The project is working-titled: “A Moment In The Sun”. These are the two main characters. In the script their names are Gronky and Pointy.

My production diary so far:

30 April

  • Came up with the nugget idea during a tea break at work and sketched down a big monster being yelled at by a smaller monster. The smaller monster is standing in the larger monster’s shadow and ranting “You’re blocking out the sun!” – this is the central idea. It is a small thing. It is perfect for a “junior” animated short.

1 May

  • Drawing the two characters and figuring out what they should look like.

2 May

  • Did a sketch of the musical soundtrack, or at least something like a musical soundtrack. Won’t use it. It’s rocking but I wanted something a bit more sedate.
  • Drew that nectarine dragon thing. Decided it wasn’t Gronky enough.
  • Successfully carried off a nifty rigging experiment, the significance of which I shall reveal in good time.

3 May

  • Drafted up a script. It was three pages long and really elaborate. Vowed not to produce that script because it was too elaborate. I just want to make a little film, damnit. Just a little one to begin with. Is that too much to ask for? Is it? IS IT??!?
  • Got sketching some more. Figured out that Pointy should look like an arrow. Also figured out that Gronky should have more of a hump.

4 May (today)

Sunday is my focussed creativity day, so it was all systems go!

  • Resisted the urge to model the characters. Modelled an infinite white backdrop instead. Yeah!
  • Wrote a simpler iteration of the previous day’s script that went for half a page. No gag at the end.
  • Split the script up into story beats and shoved the beats into a spreadsheet. (I believe this may be known as a “beat sheet” in the biz.) I ended up with 23 story beats, including an ending where [REDACTED]
  • Drew storyboards from the “beat sheet” using Krita – any given beat took anywhere between one and seven drawings to do.
  • Compiled a story reel in Blender with the storyboard drawings timed out.
  • Viewed the story reel. The ending was.. rubbish.
  • Rewrote the ending. The events leading up to the ending are a set-up and the ending is now a pay-off. Comedy!
  • Re-drew storyboards, recompiled story reel.

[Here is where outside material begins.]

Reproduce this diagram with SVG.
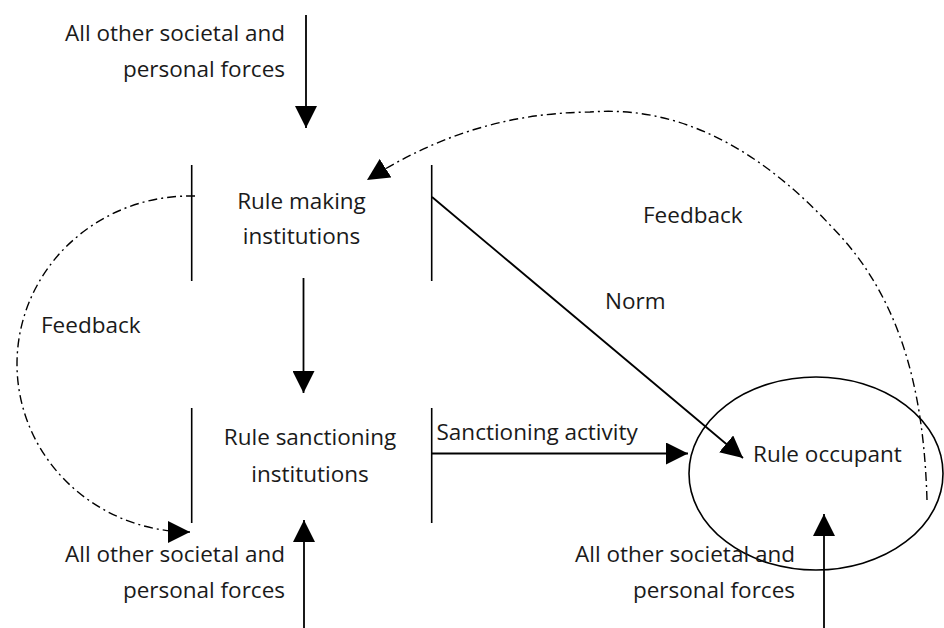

I ended up with about seventy storyboard drawings in the end, and timed out they add up to a movie that runs about 65 seconds (1560 frames) long. Works for me!

This is not a profound tale of profound significance through the ages. It is merely a light-hearted tale about a gentle giant and a one-eyed shadow-hating idiot.

Maybe the full working title should be “A moment in the sun between a gentle giant and a one-eyed shadow-hating bastard”. AMITSBAGGAAOESHI for short. Or in French: “Un moment au soleil entre un doux géant et un salopard borgne qui déteste les ombres.”